Lorne smiled and nodded me out the door.
All the way back home I relived this odyssey. I rented some videos of Diane Keaton and some other celebrities. I practiced. I realized I had no talent for impersonation. Then, I realized I was booked to appear on Johnny Carson’s show in two weeks. I’ll continue my audition on national TV! That has got to impress Lorne.
Everything felt right. I was slim, twenty-six, and had the perfect pink dress. Johnny said I could continue my
SNL
audition on his show as long as I didn’t say the name of the show I was auditioning for. I went to the couch. I told Johnny, “I’m auditioning for a show where you have to do impressions and make up characters. They’re not sure I can do that, so can I try some out on you and see if you know who I’m doing?”

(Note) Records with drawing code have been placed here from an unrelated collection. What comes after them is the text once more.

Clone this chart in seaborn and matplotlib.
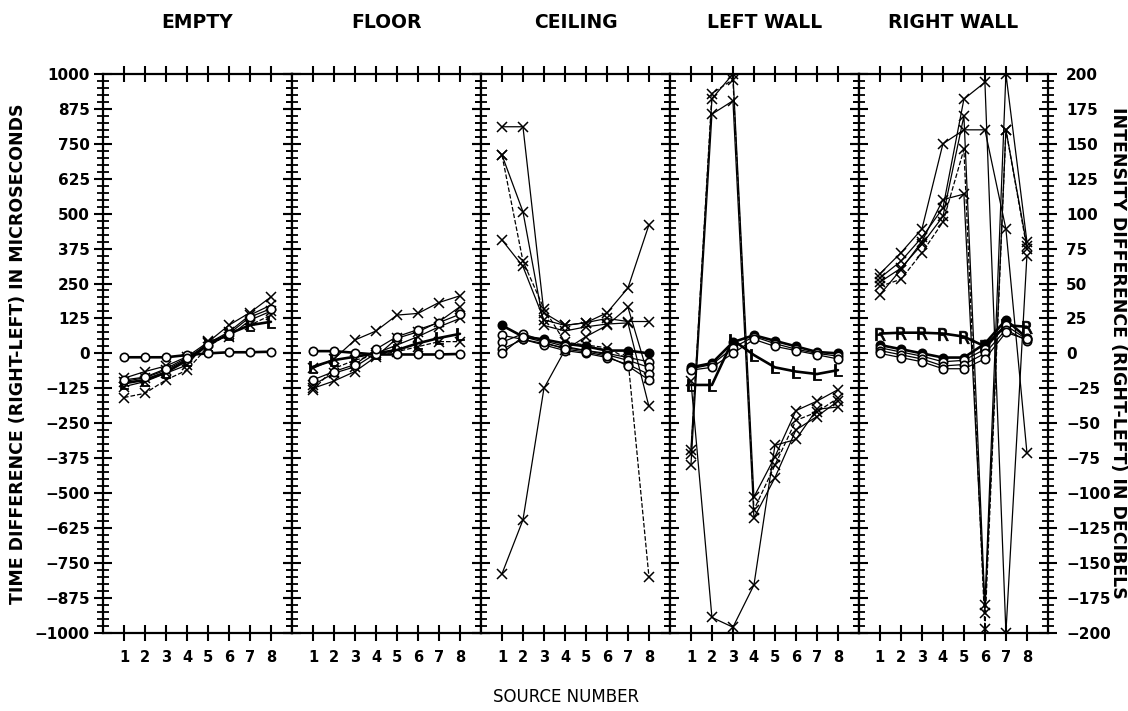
import matplotlib
matplotlib.use("Agg")
import numpy as np
import matplotlib.pyplot as plt
import seaborn as sns
from matplotlib.ticker import MultipleLocator

# ---------------- data ----------------
panel_names = ["EMPTY", "FLOOR", "CEILING", "LEFT WALL", "RIGHT WALL"]
sources = [1, 2, 3, 4, 5, 6, 7, 8]

# time differences (right-left) in microseconds, 'x' symbols
empty_time_1 = [-89, -65, -45, -12, 40, 101, 146, 202]
empty_time_2 = [-101, -87, -60, -20, 36, 77, 137, 173]
empty_time_3 = [-119, -101, -71, -42, 44, 60, 119, 151]
empty_time_4 = [-158, -143, -95, -60, 24, 71, 101, 137]
empty_L = [-107, -95, -68, -25, 30, 70, 101, 113]
# intensity differences (right-left) in decibels, 'o' symbols
empty_int_1 = [-2.8, -2.8, -2.8, -1.2, 0, 0.8, 0.8, 1.2]
empty_int_2 = [-19, -17, -11, -3, 6, 14, 26, 32]

floor_time_1 = [-54, -20, 48, 80, 137, 143, 182, 206]
floor_time_2 = [-125, -99, -65, -12, 54, 77, 113, 167]
floor_time_3 = [-113, -71, -48, 0, 30, 60, 95, 125]
floor_time_4 = [-131, -54, -24, -6, 6, 24, 42, 42]
floor_L = [-48, -24, -12, 0, 12, 36, 55, 70]
floor_int_1 = [1.6, 1.6, 0.4, -0.8, -0.8, -0.8, -0.8, -0.4]
floor_int_2 = [-19, -13, -8, 3, 12, 17, 22, 28]

ceiling_time_1 = [811, 811, 145, 100, 110, 125, 114, 114]
ceiling_time_2 = [710, 507, 100, 80, 95, 105, 109, -190]
ceiling_time_3 = [406, 311, 120, 100, 110, 145, 234, 460]
ceiling_time_4 = [710, 330, 160, 40, 30, 20, -20, -800]
ceiling_time_5 = [-789, -596, -125, 12, 60, 100, 165, -88]
ceiling_int_1 = [20, 12, 10, 7, 5, 2, 2, 0]
ceiling_int_2 = [13, 10, 7, 4, 2, 0, -3, -6]
ceiling_int_3 = [8, 14, 9, 5, 2, -1, -5, -10]
ceiling_int_4 = [3, 10, 6, 2, 0, -3, -8, -15]
ceiling_int_5 = [0, 12, 8, 3, 1, -2, -9, -19]

lwall_time_1 = [-345, 911, 1000, -514, -370, -205, -171, -130]
lwall_time_2 = [-400, 856, 904, -589, -445, -274, -226, -171]
lwall_time_3 = [-100, -945, -980, -829, -329, -308, -200, -192]
lwall_time_4 = [-360, 930, 980, -560, -400, -240, -210, -160]
lwall_L = [-113, -113, 48, -6, -50, -65, -74, -60]
lwall_int_1 = [-10, -7, 8, 13, 9, 5, 1, 0]
lwall_int_2 = [-11, -8, 4, 12, 7, 3, 0, -2]
lwall_int_3 = [-12, -10, 0, 10, 5, 2, -1, -4]

rwall_time_1 = [285, 360, 445, 750, 800, 800, 445, -355]
rwall_time_2 = [270, 330, 415, 520, 910, 970, -1000, 350]
rwall_time_3 = [255, 305, 390, 490, 850, -900, 1000, 400]
rwall_time_4 = [240, 265, 360, 470, 730, -985, 800, 375]
rwall_time_5 = [210, 300, 400, 550, 570, -930, 800, 385]
rwall_R = [71, 74, 74, 71, 60, 25, 101, 95]
rwall_int_1 = [6, 3, 0, -3, -3, 7, 24, 11]
rwall_int_2 = [4, 1, -2, -6, -5, 3, 20, 10]
rwall_int_3 = [2, -1, -4, -9, -8, 0, 17, 9]
rwall_int_4 = [0, -3, -6, -11, -11, -4, 15, 10]

time_ticks = list(range(-1000, 1001, 125))
db_ticks = list(range(-200, 201, 25))

panels = [
    dict(time=[empty_time_1, empty_time_2, empty_time_3, empty_time_4],
         letter=("L", empty_L), inten=[empty_int_1, empty_int_2]),
    dict(time=[floor_time_1, floor_time_2, floor_time_3, floor_time_4],
         letter=("L", floor_L), inten=[floor_int_1, floor_int_2]),
    dict(time=[ceiling_time_1, ceiling_time_2, ceiling_time_3, ceiling_time_4, ceiling_time_5],
         letter=None, inten=[ceiling_int_1, ceiling_int_2, ceiling_int_3, ceiling_int_4, ceiling_int_5]),
    dict(time=[lwall_time_1, lwall_time_2, lwall_time_3, lwall_time_4],
         letter=("L", lwall_L), inten=[lwall_int_1, lwall_int_2, lwall_int_3]),
    dict(time=[rwall_time_1, rwall_time_2, rwall_time_3, rwall_time_4, rwall_time_5],
         letter=("R", rwall_R), inten=[rwall_int_1, rwall_int_2, rwall_int_3, rwall_int_4]),
]

# ---------------- style ----------------
sns.set_theme(style="ticks")
plt.rcParams["font.family"] = ["DejaVu Sans"]
plt.rcParams["axes.linewidth"] = 1.6
for key in ["text.color", "axes.labelcolor", "xtick.color", "ytick.color", "axes.edgecolor"]:
    plt.rcParams[key] = "black"

fig, axes = plt.subplots(1, 5, sharey=True, figsize=(11.28, 7.11), dpi=100)
fig.subplots_adjust(left=0.0913, right=0.929, top=0.896, bottom=0.110, wspace=0)

common = dict(color="black", estimator=None, sort=False, legend=False)

for i, (ax, name, p) in enumerate(zip(axes, panel_names, panels)):
    ax2 = ax.twinx()
    ax2.set_ylim(-200, 200)

    for j, series in enumerate(p["time"]):
        sns.lineplot(x=sources, y=series, ax=ax, linewidth=0.9,
                     linestyle="--" if j == 3 else "-",
                     marker="x", markersize=7, markeredgewidth=1.1,
                     markeredgecolor="black", **common)
    for j, series in enumerate(p["inten"]):
        sns.lineplot(x=sources, y=series, ax=ax2,
                     linewidth=1.9 if j == 0 else 0.9,
                     marker="o", markersize=6, markeredgewidth=1.2,
                     markeredgecolor="black",
                     markerfacecolor="black" if j == 0 and i >= 2 else "white",
                     **common)
    if p["letter"] is not None:
        letter, series = p["letter"]
        sns.lineplot(x=sources, y=series, ax=ax, linewidth=1.9,
                     marker=f"$\\mathsf{{{letter}}}$", markersize=9,
                     markeredgewidth=0.6, markeredgecolor="black",
                     markerfacecolor="black", **common)

    ax.set_xlim(0, 9)
    ax.set_ylim(-1000, 1000)
    ax.set_xticks(sources)
    ax.set_xticklabels([str(s) for s in sources], fontsize=10.5, fontweight="bold")
    ax.set_yticks(time_ticks)
    ax.yaxis.set_minor_locator(MultipleLocator(25))
    ax.tick_params(axis="y", which="major", direction="inout", length=13, width=1.5,
                   left=True, right=True, pad=3)
    ax.tick_params(axis="y", which="minor", direction="inout", length=8, width=1.3,
                   left=True, right=True)
    ax.tick_params(axis="x", which="major", direction="inout", length=11, width=1.5,
                   top=True, bottom=True, pad=7)
    ax.set_xlabel("")
    ax.set_ylabel("")
    for s in ax.spines.values():
        s.set_linewidth(1.6)
        s.set_color("black")

    for s in ax2.spines.values():
        s.set_visible(False)
    ax2.set_ylabel("")
    ax2.set_xlabel("")
    if i == 4:
        ax2.set_yticks(db_ticks)
        ax2.set_yticklabels([str(v).replace("-", "\u2212") for v in db_ticks],
                            fontsize=11, fontweight="bold")
        ax2.tick_params(axis="y", length=0, pad=13)
    else:
        ax2.set_yticks([])

    pos = ax.get_position()
    fig.text((pos.x0 + pos.x1) / 2, 0.968, name, ha="center", va="center",
             fontsize=13.5, fontweight="bold")

axes[0].set_yticklabels([str(v).replace("-", "\u2212") for v in time_ticks],
                        fontsize=11, fontweight="bold")

fig.text(0.016, 0.503, "TIME DIFFERENCE (RIGHT-LEFT) IN MICROSECONDS",
         rotation=90, ha="center", va="center", fontsize=12.5, fontweight="bold")
fig.text(0.991, 0.503, "INTENSITY DIFFERENCE (RIGHT-LEFT) IN DECIBELS",
         rotation=270, ha="center", va="center", fontsize=12.5, fontweight="bold")
fig.text(0.502, 0.02, "SOURCE NUMBER", ha="center", va="center", fontsize=12)

fig.savefig("out.png", dpi=100, facecolor="white")
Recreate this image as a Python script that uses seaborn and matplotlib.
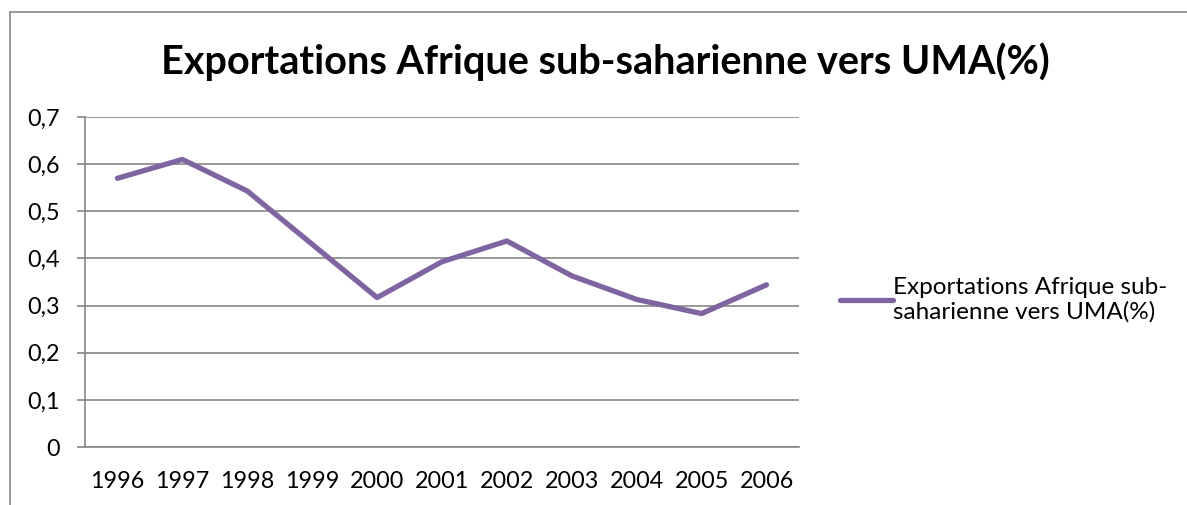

Johnny said, “Sure!” smiling gamely. I did really bad impressions of Tina Turner, Terri Garr, and Edith Bunker. He guessed each correctly. Everyone laughed. My final impression was a deep-voiced, arrogant, smoking person.
Johnny said, “I don’t know. Bette Davis?”
“No,” I said mischievously.
“Who is it?”
“I made her up.”
There was a beat of silence and then everyone roared with laughter, especially Johnny. He said, “How am I supposed to guess who it is if you made her up?”
I shrugged, “It was a joke.”
Big laughter. I hadn’t really planned my answers. I love to not plan things and see how they unwind. It keeps life interesting.
A week later, Mysterious Voice called and said, “Congratulations, you are now in the cast of
SNL
. There is a plane ticket waiting for you at LAX. Your flight leaves tomorrow morning at 8 a.m.”
I calmly put down the phone.
Click.
“Aaaaaaggghh!”
I screamed. Baby Scarlet woke up and started crying. A.F.K.A.S. threw up on the bed. He didn’t deal with stress very well. We had to wash the sheets and pack diapers, tax papers, baby bottles, formula, baby swings, toys, and strollers, and then try to get an hour of sleep.
I can’t remember my first week of
SNL
except that A.F.K.A.S. had hemorrhoid surgery. As usual, he was trying to take center stage. People always ask me what it was like to be on the show. Of my six years on
SNL
, every week was pretty much the same, except for the person in the guest host chair.